751: What the election means for infrastructure
Today’s entry analyses the surprise news that there is to be a general election in 50 days’ time, on 8 June.
Now that a vote has taken place in Parliament to endorse an early general election by the requisite two-thirds of MPs (over 80%, in fact), Parliament is likely to sit until 2 May, whereupon it will be ‘dissolved’ (it being ‘adjourned’ between sittings and ‘prorogued’ between parliamentary sessions). The period of ‘purdah’, the convention that major decisions on policy and other controversial issues are not taken in the run-up to an election has been announced as starting on Friday 21 April.
There is already purdah in operation in relation to the mayoral and county council elections on 4 May, and what it all means for the Parliamentary by-election in Manchester Gorton on the same day is anybody’s guess.
Most projects will carry on as normal, although any major announcements relating to public sector projects will be deferred until after the election. There are one or two specific issues that will need to be ironed out, though, as follows.
Airports National Policy Statement
While the consultation on the draft Airports National Policy Statement (NPS) will continue as normal and end on 25 May as planned (despite Parliament having been dissolved by then), the Parliamentary scrutiny of the NPS is a different story.
Hearings were due to start on Monday 24 April, but have been postponed until after the election, because otherwise they would be in front of different committees with a gap in between.
Furthermore, standing order 122A of the House of Commons imposes a term limit on select committee chairs of two Parliaments (i.e. spans between general elections) or eight years, whichever is the longer, and Louise Ellman MP, the current chair, will have exceeded both of those following the general election. She may have to stand down in that role ‘unless the House otherwise orders’.
Decisions on Development Consent Order applications
No decisions on Development Consent Order (DCO) applications were made before the 2010 election and fortuitously there were none due between 10 March and 20 May 2015, the election having been on 7 May.

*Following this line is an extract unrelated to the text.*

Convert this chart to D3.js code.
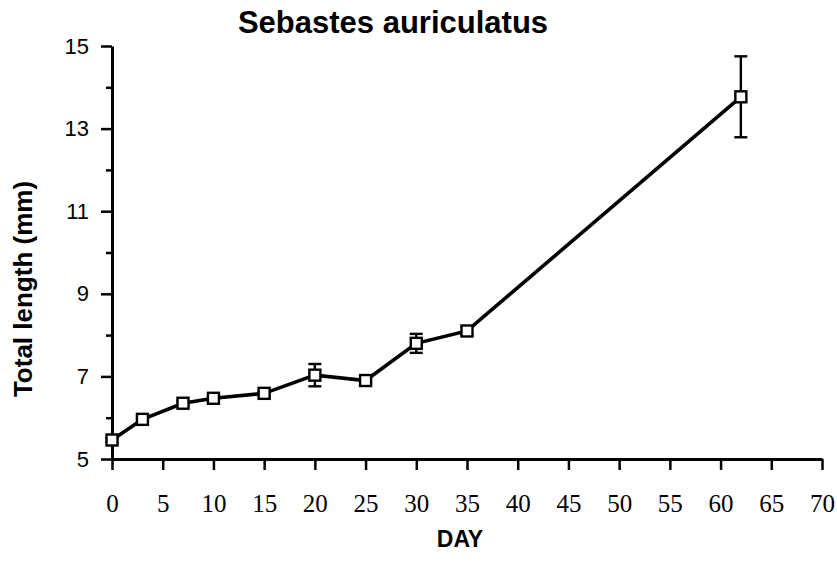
<!DOCTYPE html>
<html>
<head>
<meta charset="utf-8">
<script src="https://cdn.jsdelivr.net/npm/d3@7"></script>
<style>
  body { margin: 0; background: #fff; }
  svg { display: block; }
</style>
</head>
<body>
<script>
'use strict';

// values
const days = [0, 3, 7, 10, 15, 20, 25, 30, 35, 62];
const lengths = [5.46, 5.96, 6.35, 6.47, 6.59, 7.03, 6.90, 7.80, 8.10, 13.77];
const errors = [0.05, 0.05, 0.05, 0.05, 0.05, 0.27, 0.05, 0.23, 0.10, 0.98];
const xTicks = [0, 5, 10, 15, 20, 25, 30, 35, 40, 45, 50, 55, 60, 65, 70];
const yTicks = [5, 6, 7, 8, 9, 10, 11, 12, 13, 14, 15];
const yLabels = [5, 7, 9, 11, 13, 15];

const width = 837;
const height = 562;
const margin = { top: 46, right: 15, bottom: 103, left: 112 };

let svg = d3.select('body').append('svg')
    .attr('width', width)
    .attr('height', height);

let x = d3.scaleLinear()
    .domain([0, 70])
    .range([margin.left, width - margin.right]);

let y = d3.scaleLinear()
    .domain([5, 15])
    .range([height - margin.bottom, margin.top]);

let data = days.map(function (d, i) {
    return { day: d, len: lengths[i], err: errors[i] };
});

// x axis
let xAxis = svg.append('g')
    .attr('transform', 'translate(0,' + y(5) + ')')
    .call(d3.axisBottom(x).tickValues(xTicks).tickSize(11).tickSizeOuter(0));

xAxis.select('.domain').attr('stroke-width', 3);
xAxis.selectAll('.tick line').attr('stroke-width', 2.5);
xAxis.selectAll('.tick text')
    .attr('y', 53)
    .attr('dy', 0)
    .style('font-family', '"Liberation Serif", "Times New Roman", serif')
    .style('font-size', '25px');

// y axis
let yAxis = svg.append('g')
    .attr('transform', 'translate(' + x(0) + ',0)')
    .call(d3.axisLeft(y).tickValues(yTicks).tickSize(11).tickSizeOuter(0)
        .tickFormat(function (d) { return yLabels.indexOf(d) >= 0 ? d : ''; }));

yAxis.select('.domain').attr('stroke-width', 3);
yAxis.selectAll('.tick line')
    .attr('stroke-width', 2.5)
    .attr('x2', function (d) { return yLabels.indexOf(d) >= 0 ? -11 : -6; });
yAxis.selectAll('.tick text')
    .attr('x', -23)
    .style('font-family', '"Liberation Sans", Arial, sans-serif')
    .style('font-size', '22px');

// connecting line
let line = d3.line()
    .x(function (d) { return x(d.day); })
    .y(function (d) { return y(d.len); });

svg.append('path')
    .datum(data)
    .attr('d', line)
    .attr('fill', 'none')
    .attr('stroke', '#000')
    .attr('stroke-width', 3.6);

// error bars
let bars = svg.append('g')
    .attr('stroke', '#000')
    .attr('stroke-width', 2.4);

bars.selectAll('line.v')
    .data(data).enter()
    .append('line')
    .attr('class', 'v')
    .attr('x1', function (d) { return x(d.day); })
    .attr('x2', function (d) { return x(d.day); })
    .attr('y1', function (d) { return y(d.len - d.err); })
    .attr('y2', function (d) { return y(d.len + d.err); });

[1, -1].forEach(function (s) {
    bars.selectAll('line.cap' + (s > 0 ? 'u' : 'd'))
        .data(data).enter()
        .append('line')
        .attr('x1', function (d) { return x(d.day) - 6.5; })
        .attr('x2', function (d) { return x(d.day) + 6.5; })
        .attr('y1', function (d) { return y(d.len + s * d.err); })
        .attr('y2', function (d) { return y(d.len + s * d.err); });
});

// square markers
svg.selectAll('rect.pt')
    .data(data).enter()
    .append('rect')
    .attr('class', 'pt')
    .attr('x', function (d) { return x(d.day) - 5.5; })
    .attr('y', function (d) { return y(d.len) - 5.5; })
    .attr('width', 11)
    .attr('height', 11)
    .attr('fill', '#fff')
    .attr('stroke', '#000')
    .attr('stroke-width', 2.4);

// titles
svg.append('text')
    .attr('x', 393)
    .attr('y', 33)
    .attr('text-anchor', 'middle')
    .style('font-family', '"Liberation Sans", Arial, sans-serif')
    .style('font-weight', 'bold')
    .style('font-size', '31px')
    .text('Sebastes auriculatus');

svg.append('text')
    .attr('x', 460)
    .attr('y', 547)
    .attr('text-anchor', 'middle')
    .style('font-family', '"Liberation Sans", Arial, sans-serif')
    .style('font-weight', 'bold')
    .style('font-size', '23px')
    .text('DAY');

svg.append('text')
    .attr('transform', 'translate(32,289) rotate(-90)')
    .attr('text-anchor', 'middle')
    .style('font-family', '"Liberation Sans", Arial, sans-serif')
    .style('font-weight', 'bold')
    .style('font-size', '26px')
    .text('Total length (mm)');
</script>
</body>
</html>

This time, however, the next decision is due on the very day of the election, 8 June, namely the Richborough Connection application. Although Parliament does not exist until reconvened after the election, the government does continue to exist, although conventionally does not take policy-related or other controversial decisions during an election campaign.
What happens to this one will depend on government-issued guidance on ‘purdah’. It remains to be seen whether the Richborough decision will be taken early to avoid the campaign, carry on as normal or be delayed beyond the three months it is supposed to take until a new government is formed.

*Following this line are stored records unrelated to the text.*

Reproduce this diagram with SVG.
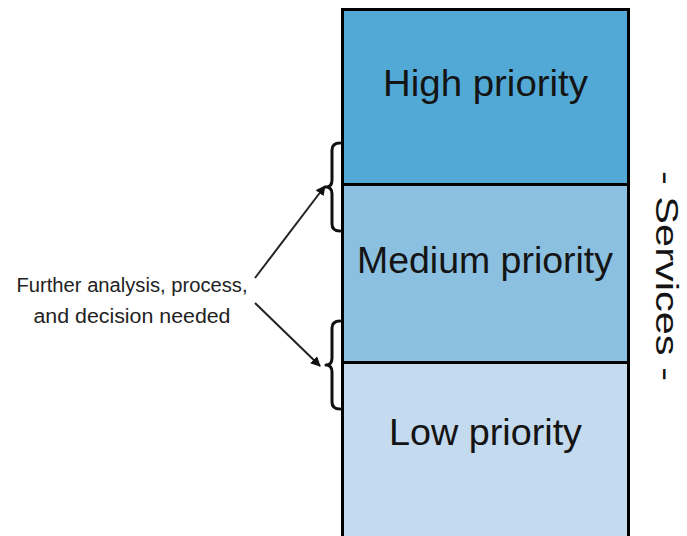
<svg xmlns="http://www.w3.org/2000/svg" width="687" height="536" viewBox="0 0 687 536">
  <defs>
    <marker id="ah" viewBox="0 0 10 10" refX="9" refY="5" markerWidth="5" markerHeight="5" orient="auto" markerUnits="strokeWidth">
      <path d="M0,0 L10,5 L0,10 z" fill="#111"/>
    </marker>
  </defs>
  <style>
    .lbl { font-family: "Liberation Sans", Arial, sans-serif; font-size: 36px; fill: #141414; text-anchor: middle; }
    .note { font-family: "Liberation Sans", Arial, sans-serif; font-size: 20px; fill: #222; text-anchor: middle; }
    .brace { fill: none; stroke: #111; stroke-width: 3; stroke-linejoin: round; stroke-linecap: round; }
    .arrow { fill: none; stroke: #222; stroke-width: 2; }
    .box { stroke: #000; stroke-width: 3; }
  </style>
  <rect width="687" height="536" fill="#ffffff"/>
  <g id="high">
    <rect class="box" x="342.5" y="9.5" width="286" height="175" fill="#52A9D6"/>
    <text class="lbl" x="485.5" y="96" textLength="205" lengthAdjust="spacingAndGlyphs">High priority</text>
  </g>
  <g id="medium">
    <rect class="box" x="342.5" y="184.5" width="286" height="178" fill="#8BC0E0"/>
    <text class="lbl" x="485" y="273" textLength="256" lengthAdjust="spacingAndGlyphs">Medium priority</text>
  </g>
  <g id="low">
    <rect class="box" x="342.5" y="362.5" width="286" height="190" fill="#C4DAEE"/>
    <text class="lbl" x="485.5" y="445" textLength="193" lengthAdjust="spacingAndGlyphs">Low priority</text>
  </g>
  <g id="note">
    <text class="note" x="132" y="292" textLength="231" lengthAdjust="spacingAndGlyphs">Further analysis, process,</text>
    <text class="note" x="132" y="323" textLength="197" lengthAdjust="spacingAndGlyphs">and decision needed</text>
  </g>
  <g id="services">
    <text font-family="Liberation Sans, Arial, sans-serif" font-size="32" fill="#141414" text-anchor="middle" transform="translate(656,276) rotate(90)" textLength="210" lengthAdjust="spacingAndGlyphs">- Services -</text>
  </g>
  <g id="braces">
    <path class="brace" d="M340,143 Q332,143 332,150 L332,180 Q332,187 326,187 Q332,187 332,194 L332,224 Q332,231 340,231"/>
    <path class="brace" d="M340,321 Q332,321 332,328 L332,358 Q332,365 326,365 Q332,365 332,372 L332,402 Q332,409 340,409"/>
  </g>
  <g id="connectors">
    <line class="arrow" x1="255" y1="278" x2="325" y2="186" marker-end="url(#ah)"/>
    <line class="arrow" x1="255" y1="303" x2="320" y2="366" marker-end="url(#ah)"/>
  </g>
</svg>
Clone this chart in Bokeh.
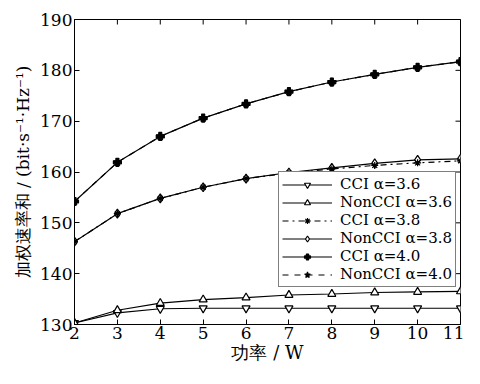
import math
from bokeh.plotting import figure
from bokeh.models import Range1d, FixedTicker, Legend
from bokeh.embed import file_html
from bokeh.resources import INLINE

power = [2, 3, 4, 5, 6, 7, 8, 9, 10, 11]
cci_36 = [130.3, 132.3, 133.1, 133.2, 133.2, 133.2, 133.2, 133.2, 133.2, 133.2]
noncci_36 = [130.3, 132.8, 134.2, 134.9, 135.3, 135.8, 136.0, 136.3, 136.4, 136.5]
cci_38 = [146.3, 151.8, 154.8, 157.0, 158.7, 159.8, 160.6, 161.3, 161.8, 162.2]
noncci_38 = [146.3, 151.8, 154.8, 157.0, 158.7, 159.9, 160.8, 161.7, 162.4, 162.6]
cci_40 = [154.2, 161.9, 167.0, 170.6, 173.4, 175.8, 177.7, 179.2, 180.6, 181.7]
noncci_40 = [154.2, 161.9, 167.0, 170.6, 173.4, 175.8, 177.7, 179.2, 180.6, 181.7]
x_ticks = [2, 3, 4, 5, 6, 7, 8, 9, 10, 11]
y_ticks = [130, 140, 150, 160, 170, 180, 190]
x_min, x_max = 2, 11
y_min, y_max = 130, 190

SERIF = "'DejaVu Serif', serif"

p = figure(width=464, height=368, output_backend="svg", toolbar_location=None,
           x_range=Range1d(x_min, x_max), y_range=Range1d(y_min, y_max),
           min_border_left=74, min_border_right=4, min_border_top=19, min_border_bottom=44)
p.grid.visible = False
p.outline_line_color = "black"
p.outline_line_width = 1
p.background_fill_color = "white"

for ax in (p.xaxis[0], p.yaxis[0]):
    ax.major_tick_in = 5
    ax.major_tick_out = 0
    ax.minor_tick_line_color = None
    ax.axis_line_color = "black"
    ax.major_tick_line_color = "black"
    ax.major_label_text_font = SERIF
    ax.major_label_text_font_size = "17px"
    ax.major_label_text_color = "black"
    ax.axis_label_text_font = SERIF
    ax.axis_label_text_font_style = "normal"
    ax.axis_label_text_color = "black"
p.xaxis.ticker = FixedTicker(ticks=x_ticks)
p.yaxis.ticker = FixedTicker(ticks=y_ticks)
p.xaxis.axis_label = "功率 / W"
p.yaxis.axis_label = "加权速率和 / (bit·s⁻¹·Hz⁻¹)"
p.xaxis.axis_label_text_font_size = "18px"
p.yaxis.axis_label_text_font_size = "17px"
p.xaxis.major_label_standoff = 2
p.yaxis.major_label_standoff = 2
p.xaxis.axis_label_standoff = 0
p.yaxis.axis_label_standoff = 4

# mirrored inward ticks on top and right (half of each dash is clipped by the frame)
p.scatter(x_ticks, [y_max] * len(x_ticks), marker="dash", angle=math.pi / 2,
          size=10, line_color="black", line_width=1)
p.scatter([x_max] * len(y_ticks), y_ticks, marker="dash",
          size=10, line_color="black", line_width=1)

items = []
def series(y, label, marker, dash, fill, size=8):
    l = p.line(power, y, line_color="black", line_width=1.2, line_dash=dash)
    s = p.scatter(power, y, marker=marker, size=size, line_color="black",
                  fill_color=fill, line_width=1.2)
    items.append((label, [l, s]))

series(cci_36, "CCI α=3.6", "inverted_triangle", "solid", "white")
series(noncci_36, "NonCCI α=3.6", "triangle", "solid", "white")
series(noncci_38, "NonCCI α=3.8", "diamond", "solid", "white", 9)
series(cci_38, "CCI α=3.8", "asterisk", "dashdot", "black", 7)
series(cci_40, "CCI α=4.0", "plus", "solid", "black", 8)
series(noncci_40, "NonCCI α=4.0", "star", "dashed", "black", 8)

order = ["CCI α=3.6", "NonCCI α=3.6", "CCI α=3.8", "NonCCI α=3.8", "CCI α=4.0", "NonCCI α=4.0"]
d = dict(items)
legend = Legend(items=[(k, d[k]) for k in order], location=(204, 37))
legend.label_text_font = SERIF
legend.label_text_font_size = "15px"
legend.label_text_color = "black"
legend.glyph_width = 50
legend.glyph_height = 15
legend.label_height = 15
legend.label_standoff = 8
legend.spacing = 0
legend.padding = 3
legend.margin = 0
legend.border_line_color = "black"
legend.border_line_width = 1
legend.background_fill_alpha = 1
p.add_layout(legend, "center")

open("out.html", "w").write(file_html(p, INLINE))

The one after that is for the East Anglia ‘three’ offshore wind farm, and is due by 20 June, and unless the result of the election is not clear, a new government should be in place to take the decision by then.
Environmental Impact Assessment regulations
The UK is required to implement revised Environmental Impact Assessment (EIA) regulations by 16 May, there being versions for infrastructure planning and town and country planning, among others.
If the UK is to meet the deadline, it will have to lay the finalised regulations before Parliament before it is dissolved, which will mean getting a move on.
[Update: revised regulations were laid on the day of this post and come into force on 16 May. Expect a rush of screening and scoping opinions just beforehand.]